*SET TASK:* Exactly as written, write out the lines below from the first to the one containing "from matplotlib.lines import Line2D", inclusive. Pictures do not belong in the copy.

*TASK INPUT:*
•••••

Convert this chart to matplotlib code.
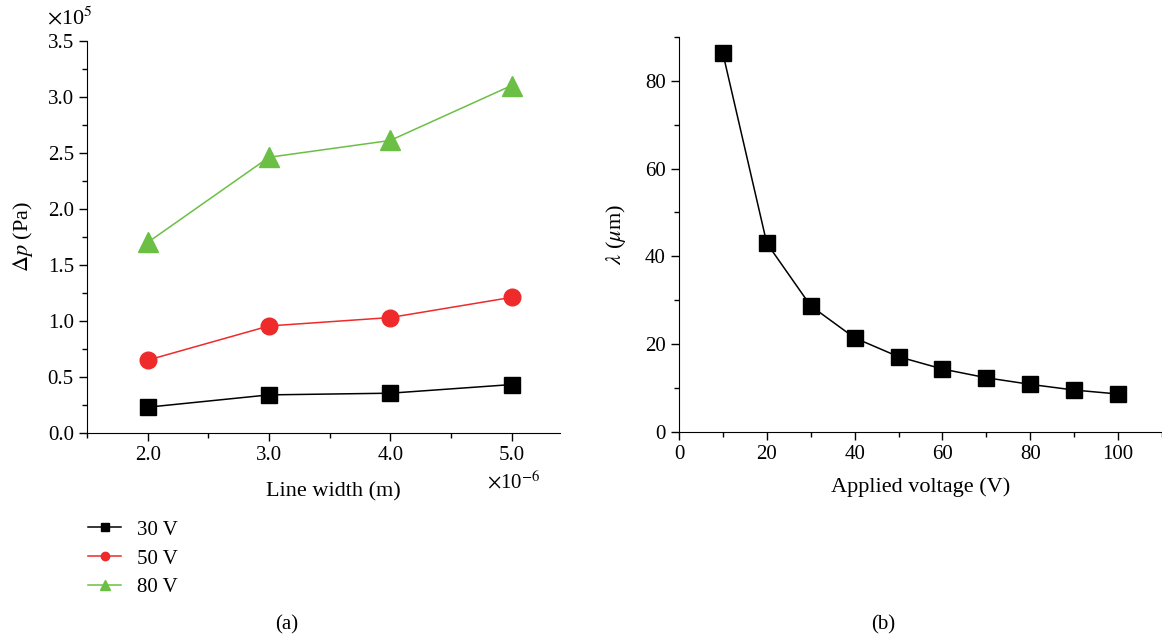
import matplotlib
matplotlib.use("Agg")
import matplotlib.pyplot as plt
from matplotlib.ticker import MultipleLocator, FormatStrFormatter
from matplotlib.lines import Line2D

# panel (a): pressure drop vs line width
line_width = [2.0, 3.0, 4.0, 5.0]          # x 1e-6 m
dp_30v = [0.23, 0.34, 0.355, 0.432]         # x 1e5 Pa
dp_50v = [0.65, 0.955, 1.03, 1.21]
dp_80v = [1.70, 2.46, 2.61, 3.10]
series_labels = ["30 V", "50 V", "80 V"]

# panel (b): wavelength vs voltage
voltage = [10, 20, 30, 40, 50, 60, 70, 80, 90, 100]
wavelength = [86.3, 43.0, 28.7, 21.4, 17.1, 14.3, 12.3, 10.8, 9.5, 8.6]

plt.rcParams["font.family"] = ["Liberation Serif", "DejaVu Serif"]
plt.rcParams["mathtext.fontset"] = "stix"
plt.rcParams["font.size"] = 15

GREEN = "#6cbf45"
RED = "#ee2a2a"

fig = plt.figure(figsize=(11.62, 6.39), dpi=100)
ax1 = fig.add_axes([0.0749, 0.3224, 0.4071, 0.6139])
ax2 = fig.add_axes([0.5843, 0.3244, 0.4157, 0.6176])

for ax in (ax1, ax2):
    ax.spines["top"].set_visible(False)
    ax.spines["right"].set_visible(False)
    ax.tick_params(which="major", direction="out", length=6, width=1, labelsize=15)
    ax.tick_params(which="minor", direction="out", length=3.5, width=1)

# ---- (a) ----
ax1.plot(line_width, dp_30v, color="black", lw=1.1, marker="s", ms=12, label=series_labels[0])
ax1.plot(line_width, dp_50v, color=RED, lw=1.1, marker="o", ms=12, label=series_labels[1])
ax1.plot(line_width, dp_80v, color=GREEN, lw=1.1, marker="^", ms=14, label=series_labels[2])
ax1.set_xlim(1.5, 5.4)
ax1.set_ylim(0, 3.5)
ax1.xaxis.set_major_locator(MultipleLocator(1.0))
ax1.xaxis.set_minor_locator(MultipleLocator(0.5))
ax1.yaxis.set_major_locator(MultipleLocator(0.5))
ax1.yaxis.set_minor_locator(MultipleLocator(0.25))
ax1.xaxis.set_major_formatter(FormatStrFormatter("%.1f"))
ax1.yaxis.set_major_formatter(FormatStrFormatter("%.1f"))
ax1.set_xlabel("Line width (m)", fontsize=16)
ax1.xaxis.set_label_coords(0.52, -0.125)
ax1.set_ylabel(r"$\Delta p$ (Pa)", fontsize=16)
ax1.yaxis.set_label_coords(-0.11, 0.5)
fig.text(47 / 1162, 1 - 18 / 639, r"$\times$10$^{5}$", fontsize=16, va="center", ha="left")
fig.text(514 / 1162, 1 - 482 / 639, r"$\times$10$^{-6}$", fontsize=15, va="center", ha="center")

handles = [
    Line2D([], [], color="black", lw=1.1, marker="s", ms=6),
    Line2D([], [], color=RED, lw=1.1, marker="o", ms=6),
    Line2D([], [], color=GREEN, lw=1.1, marker="^", ms=7),
]
fig.legend(handles, series_labels, loc="upper left",
           bbox_to_anchor=(88 / 1162, 1 - 520 / 639), frameon=False,
           handlelength=1.6, handletextpad=0.75, labelspacing=0.45, fontsize=15,
           borderaxespad=0, borderpad=0)

# ---- (b) ----
ax2.plot(voltage, wavelength, color="black", lw=1.1, marker="s", ms=12)
ax2.set_xlim(0, 110)
ax2.set_ylim(0, 90)
ax2.xaxis.set_major_locator(MultipleLocator(20))
ax2.xaxis.set_minor_locator(MultipleLocator(10))
ax2.yaxis.set_major_locator(MultipleLocator(20))
ax2.yaxis.set_minor_locator(MultipleLocator(10))
ax2.set_xlabel("Applied voltage (V)", fontsize=16)
ax2.xaxis.set_label_coords(0.5, -0.115)
ax2.set_ylabel(r"$\lambda$ ($\mu$m)", fontsize=16)
ax2.yaxis.set_label_coords(-0.105, 0.5)

fig.text(287 / 1162, 1 - 625 / 639, "(a)", fontsize=15, ha="center", va="center")
fig.text(883 / 1162, 1 - 625 / 639, "(b)", fontsize=15, ha="center", va="center")

fig.savefig("out.png", dpi=100)
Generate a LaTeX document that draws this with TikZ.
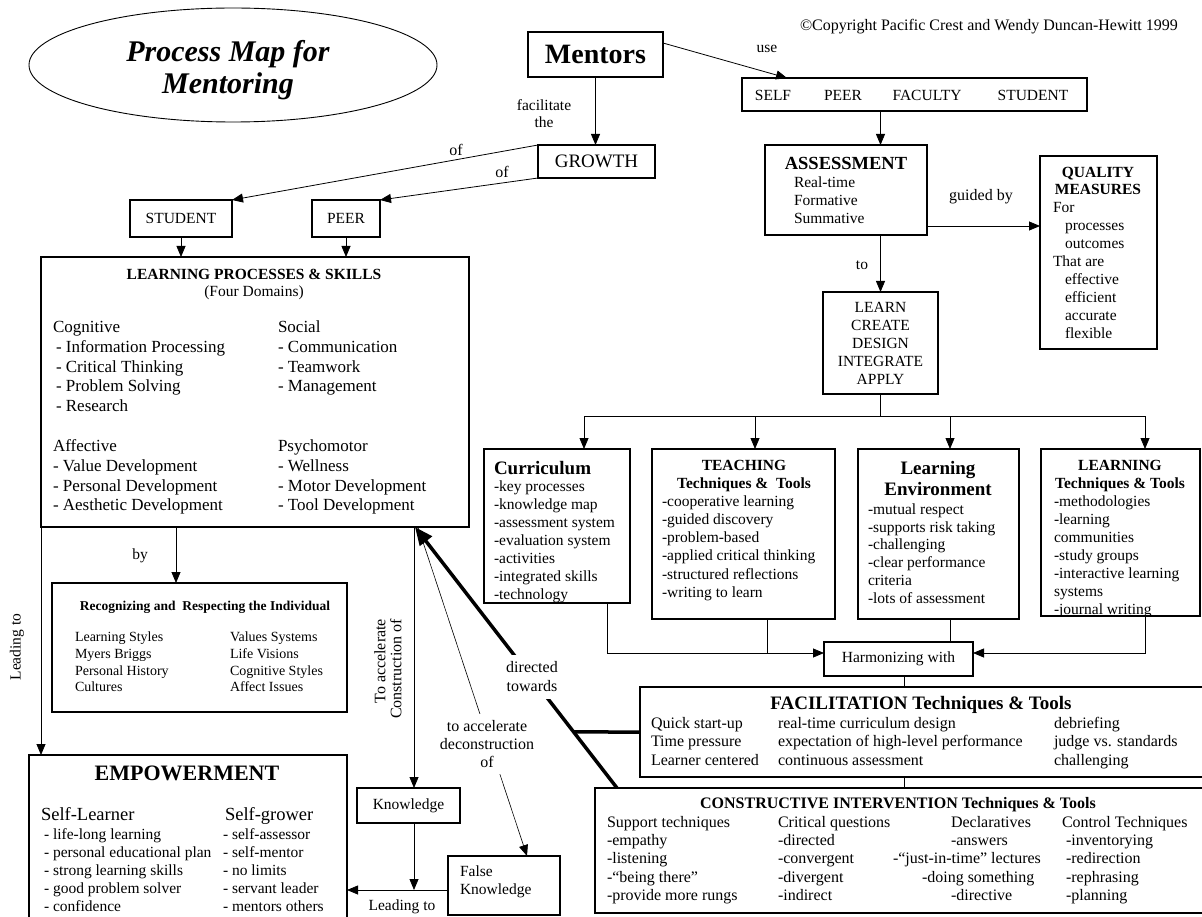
\documentclass[tikz,border=0pt]{standalone}
\usepackage{fontspec}
\setmainfont{Liberation Serif}
\usetikzlibrary{shapes.geometric,arrows.meta,calc}
\newcommand\myfs[2]{\fontsize{#1}{#2}\selectfont}
\newcommand\fbody{\myfs{15.5}{18}}
\tikzset{
  box/.style={draw, line width=1.1pt, inner sep=0pt, outer sep=0pt},
  txt/.style={inner sep=0pt, outer sep=0pt},
  blk/.style={inner sep=0pt, outer sep=0pt, anchor=north west, align=left},
  arr/.style={line width=0.8pt, -{Triangle[length=11pt,width=9pt]}},
  ln/.style={line width=0.8pt},
  thk/.style={line width=3.5pt},
}
\begin{document}
\begin{tikzpicture}[x=1pt,y=-1pt]
\useasboundingbox[fill=white] (0,0) rectangle (1202,917);

% title
\node[draw, ellipse, line width=0.9pt, minimum width=408pt, minimum height=114pt, inner sep=0pt] (titleell) at (233,65) {};
\node[txt, align=center, font=\myfs{30}{32}\bfseries\itshape] (titletxt) at (228,70) {Process Map for\\Mentoring};

% copyright
\node[txt, anchor=base west, font=\myfs{16}{18}] (copy) at (800,31) {©Copyright Pacific Crest and Wendy Duncan-Hewitt 1999};

% Mentors
\node[box, minimum width=135pt, minimum height=45pt, font=\myfs{28}{30}\bfseries] (mentors) at (595.5,54.5) {Mentors};
\node[txt, font=\fbody] (use) at (767,49) {use};

% SELF box
\node[box, minimum width=345pt, minimum height=33pt] (self) at (914.5,94.5) {};
\node[txt, font=\fbody] (tself) at (773,95) {SELF};
\node[txt, font=\fbody] (tpeer) at (843,95) {PEER};
\node[txt, font=\fbody] (tfac) at (927,95) {FACULTY};
\node[txt, font=\fbody] (tstu) at (1033,95) {STUDENT};
\draw[arr] ([yshift=11.5pt]mentors.east) -- ([xshift=45pt]self.north west);

% GROWTH
\node[box, minimum width=117pt, minimum height=33pt, font=\myfs{19}{22}] (growth) at (596.5,161.5) {GROWTH};
\node[txt, align=center, font=\myfs{15.5}{17}] (faclbl) at (544,114) {facilitate\\the};
\draw[arr] (mentors.south) -- (mentors.south |- growth.north);

% STUDENT / PEER
\node[box, minimum width=102pt, minimum height=37pt, font=\fbody] (student) at (181,218.5) {STUDENT};
\node[box, minimum width=68pt, minimum height=37pt, font=\fbody] (peer) at (346,218.5) {PEER};
\node[txt, font=\myfs{16}{18}] (of1) at (456,150) {of};
\node[txt, font=\myfs{16}{18}] (of2) at (502,172) {of};
\draw[arr] (growth.north west) -- (student.north east);
\draw[arr] (growth.south west) -- (peer.north east);

% LEARNING PROCESSES & SKILLS
\node[box, minimum width=428pt, minimum height=270pt] (lps) at (255,392) {};
\draw[arr] (student.south) -- (student.south |- lps.north);
\draw[arr] (peer.south) -- (peer.south |- lps.north);
\node[txt, font=\myfs{15.5}{18}\bfseries] (lpst) at (254,274) {LEARNING PROCESSES \& SKILLS};
\node[txt, font=\fbody] (lpss) at (254,293) {(Four Domains)};
\node[blk, font=\myfs{17}{19.7}] (cog) at (53,319) {\strut Cognitive\\\hspace*{3pt}- Information Processing\\\hspace*{3pt}- Critical Thinking\\\hspace*{3pt}- Problem Solving\\\hspace*{3pt}- Research};
\node[blk, font=\myfs{17}{19.7}] (soc) at (278,319) {\strut Social\\- Communication\\- Teamwork\\- Management};
\node[blk, font=\myfs{17}{19.7}] (aff) at (53,438) {\strut Affective\\- Value Development\\- Personal Development\\- Aesthetic Development};
\node[blk, font=\myfs{17}{19.7}] (psy) at (278,438) {\strut Psychomotor\\- Wellness\\- Motor Development\\- Tool Development};

% Recognizing
\node[box, minimum width=295pt, minimum height=129pt] (recog) at (199.5,647.5) {};
\node[txt, font=\myfs{13.5}{16}\bfseries] (recogt) at (205,607) {Recognizing and\ \ Respecting the Individual};
\node[blk, font=\myfs{14}{16.7}] (recogl) at (75,630.2) {\strut Learning Styles\\Myers Briggs\\Personal History\\Cultures};
\node[blk, font=\myfs{14}{16.7}] (recogr) at (230,630.2) {\strut Values Systems\\Life Visions\\Cognitive Styles\\Affect Issues};
\coordinate (byTop) at ([xshift=135pt]lps.south west);
\draw[arr] (byTop) -- (byTop |- recog.north);
\node[txt, font=\fbody] (by) at (140,556) {by};

% EMPOWERMENT
\node[box, minimum width=318pt, minimum height=170pt, anchor=north west] (emp) at (29,755) {};
\node[txt, font=\myfs{22}{26}\bfseries] (empt) at (187,773) {EMPOWERMENT};
\node[txt, anchor=base west, font=\myfs{18.5}{21}] (sl) at (41,820) {Self-Learner};
\node[txt, anchor=base west, font=\myfs{18.5}{21}] (sg) at (225,820) {Self-grower};
\node[blk, font=\fbody] (sli) at (44,826.7) {\strut - life-long learning\\- personal educational plan\\- strong learning skills\\- good problem solver\\- confidence};
\node[blk, font=\fbody] (sgi) at (223,826.7) {\strut - self-assessor\\- self-mentor\\- no limits\\- servant leader\\- mentors others};
\node[txt, rotate=90, font=\fbody] (lead1) at (17,647) {Leading to};
\draw[arr] (lps.south west) -- (lps.south west |- emp.north);

% Knowledge / False Knowledge
\node[box, minimum width=103pt, minimum height=35pt, font=\fbody] (know) at (408.5,805.5) {Knowledge};
\node[box, minimum width=112pt, minimum height=59pt] (fk) at (504,885.5) {};
\node[blk, font=\fbody] (fkt) at (460,863.7) {\strut False\\Knowledge};
\node[txt, rotate=90, anchor=east, align=right, font=\myfs{16}{16}] (tacc) at (388,619) {To accelerate\\Construction of};
\coordinate (vk) at ([xshift=373pt]lps.south west);
\draw[arr] (vk) -- (vk |- know.north);
\coordinate (fkw) at ([yshift=-4.5pt]fk.west);
\draw[arr] (vk |- know.south) -- (vk |- fkw);
\draw[arr] (fkw) -- (fkw -| emp.east);
\node[txt, font=\fbody] (lead2) at (402,907) {Leading to};

% thin deconstruction line
\coordinate (tnA) at ([xshift=377pt]lps.south west);
\coordinate (tnB) at ([xshift=79pt]fk.north west);
\draw[line width=0.6pt, -{Triangle[length=11pt,width=9pt]}] (tnA) -- (tnB);
\node[txt, fill=white, inner xsep=2pt, inner ysep=6pt, align=center, font=\myfs{16}{18}] (decon) at (487,744) {to accelerate\\deconstruction\\of};

% FACILITATION and CONSTRUCTIVE boxes
\node[box, minimum width=567pt, minimum height=90pt] (facil) at (923.5,732) {};
\node[box, minimum width=612pt, minimum height=125pt] (cons) at (901,850.5) {};

% thick directed towards
\coordinate (thA) at ([xshift=22pt]cons.north west);
\coordinate (thB) at ([xshift=374pt]lps.south west);
\draw[thk, -{Triangle[length=18pt,width=15pt]}] (thA) -- (thB);
\draw[thk] (facil.west) -- ($(thA)!0.2146!(thB)$);
\node[txt, fill=white, inner xsep=2pt, inner ysep=7pt, align=center, font=\myfs{16}{19}] (dirt) at (532,677) {directed\\towards};

% ASSESSMENT
\node[box, minimum width=162pt, minimum height=90pt] (assess) at (846,190) {};
\node[txt, font=\myfs{18.5}{21}\bfseries] (assesst) at (846,163) {ASSESSMENT};
\node[blk, font=\fbody] (assessi) at (794,174.7) {\strut Real-time\\Formative\\Summative};

% QUALITY
\node[box, minimum width=117pt, minimum height=193pt] (qual) at (1098.5,252.5) {};
\node[txt, align=center, anchor=north, font=\myfs{15.5}{17}\bfseries] (qualt) at (1098,165.4) {\strut QUALITY\\MEASURES};
\node[blk, font=\fbody] (quali) at (1053,199.7) {\strut For\\\hspace*{12pt}processes\\\hspace*{12pt}outcomes\\That are\\\hspace*{12pt}effective\\\hspace*{12pt}efficient\\\hspace*{12pt}accurate\\\hspace*{12pt}flexible};
\coordinate (aE) at ([yshift=-36pt]assess.east);
\draw[arr] (aE) -- (aE -| qual.west);
\node[txt, font=\myfs{16}{18}] (guided) at (981,197) {guided by};

% LEARN box
\node[box, minimum width=115pt, minimum height=102pt, align=center, font=\fbody] (learn) at (880.5,343) {LEARN\\CREATE\\DESIGN\\INTEGRATE\\APPLY};
\draw[arr] (learn.north |- self.south) -- (learn.north |- assess.north);
\draw[arr] (learn.north |- assess.south) -- (learn.north);
\node[txt, font=\fbody] (tolbl) at (862,265) {to};

% four boxes
\node[box, minimum width=146pt, minimum height=154pt] (curr) at (557,526) {};
\node[box, minimum width=183pt, minimum height=170pt] (teach) at (743.5,534) {};
\node[box, minimum width=161pt, minimum height=170pt] (lenv) at (938.5,534) {};
\node[box, minimum width=159pt, minimum height=167pt] (lrn) at (1120.5,532.5) {};

\coordinate (bus) at ([yshift=-22pt]learn.south);
\coordinate (cA) at ([xshift=100pt]curr.north west);
\coordinate (tA) at ([xshift=103pt]teach.north west);
\coordinate (eA) at ([xshift=92pt]lenv.north west);
\coordinate (lA) at ([xshift=104pt]lrn.north west);
\draw[ln] (learn.south) -- (bus);
\draw[ln] (bus -| cA) -- (bus -| lA);
\draw[arr] (bus -| cA) -- (cA);
\draw[arr] (bus -| tA) -- (tA);
\draw[arr] (bus -| eA) -- (eA);
\draw[arr] (bus -| lA) -- (lA);

% Curriculum text
\node[txt, anchor=base west, font=\myfs{19}{22}\bfseries] (currt) at (494,474) {Curriculum};
\begin{scope}
\clip (curr.north west) rectangle (curr.south east);
\node[blk, font=\fbody] (curri) at (494,478.7) {\strut -key processes\\-knowledge map\\-assessment system\\-evaluation system\\-activities\\-integrated skills\\-technology};
\end{scope}

% Teaching text
\node[txt, anchor=north, align=center, font=\myfs{15.5}{18}\bfseries] (teacht) at (744,457.7) {\strut TEACHING\\Techniques \&\ \ Tools};
\node[blk, font=\myfs{15.5}{18.2}] (teachi) at (662,493.6) {\strut -cooperative learning\\-guided discovery\\-problem-based\\-applied critical thinking\\-structured reflections\\-writing to learn};

% Learning environment text
\node[txt, anchor=north, align=center, font=\myfs{19}{21}\bfseries] (lenvt) at (938,459.6) {\strut Learning\\Environment};
\node[blk, font=\myfs{15.5}{17.8}] (lenvi) at (868,501.9) {\strut -mutual respect\\-supports risk taking\\-challenging\\-clear performance\\criteria\\-lots of assessment};

% Learning techniques text
\node[txt, anchor=north, align=center, font=\myfs{15.5}{18}\bfseries] (lrnt) at (1120,457.7) {\strut LEARNING\\Techniques \& Tools};
\begin{scope}
\clip (lrn.north west) rectangle (lrn.south east);
\node[blk, font=\myfs{15.5}{18.1}] (lrni) at (1054,493.7) {\strut -methodologies\\-learning\\communities\\-study groups\\-interactive learning\\systems\\-journal writing};
\end{scope}

% Harmonizing
\node[box, minimum width=149pt, minimum height=34pt, font=\fbody] (harm) at (898.5,659) {Harmonizing with};
\coordinate (hW) at ([yshift=6pt]harm.west);
\coordinate (hE) at ([yshift=6pt]harm.east);
\coordinate (cB) at ([xshift=123pt]curr.south west);
\coordinate (tB) at ([xshift=115pt]teach.south west);
\coordinate (eB) at ([xshift=92pt]lenv.south west);
\coordinate (lB) at ([xshift=104pt]lrn.south west);
\draw[arr] (cB) |- (hW);
\draw[ln] (tB) -- (tB |- hW);
\draw[ln] (eB) -- (eB |- harm.north);
\draw[arr] (lB) |- (hE);
\coordinate (hS) at ([xshift=6pt]harm.south);
\draw[ln] (hS) -- (hS |- facil.north);
\draw[ln] (hS |- facil.south) -- (hS |- cons.north);

% FACILITATION text
\node[txt, font=\myfs{19}{22}\bfseries] (facilt) at (921,705) {FACILITATION Techniques \& Tools};
\node[blk, font=\myfs{16}{18.5}] (fc1) at (651,715.5) {\strut Quick start-up\\Time pressure\\Learner centered};
\node[blk, font=\myfs{16}{18.5}] (fc2) at (778,715.5) {\strut real-time curriculum design\\expectation of high-level performance\\continuous assessment};
\node[blk, font=\myfs{16}{18.5}] (fc3) at (1054,715.5) {\strut debriefing\\judge vs. standards\\challenging};

% CONSTRUCTIVE text
\node[txt, font=\myfs{16}{18}\bfseries] (const) at (898,805) {CONSTRUCTIVE INTERVENTION Techniques \& Tools};
\node[blk, font=\myfs{16}{18.2}] (cc1) at (607,814.7) {\strut Support techniques\\-empathy\\-listening\\-“being there”\\-provide more rungs};
\node[blk, font=\myfs{16}{18.2}] (cc2) at (778,814.7) {\strut Critical questions\\-directed\\-convergent\\-divergent\\-indirect};
\node[blk, font=\myfs{16}{18.2}] (cc3) at (893,814.7) {\strut\hspace*{58pt}Declaratives\\\hspace*{58pt}-answers\\-“just-in-time” lectures\\\hspace*{29pt}-doing something\\\hspace*{58pt}-directive};
\node[blk, font=\myfs{16}{18.2}] (cc4) at (1062,814.7) {\strut Control Techniques\\\hspace*{4pt}-inventorying\\\hspace*{4pt}-redirection\\\hspace*{4pt}-rephrasing\\\hspace*{4pt}-planning};

\end{tikzpicture}
\end{document}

•••••

*EXERCISE RESULT:*
Convert this chart to matplotlib code.
import matplotlib
matplotlib.use("Agg")
import matplotlib.pyplot as plt
from matplotlib.ticker import MultipleLocator, FormatStrFormatter
from matplotlib.lines import Line2D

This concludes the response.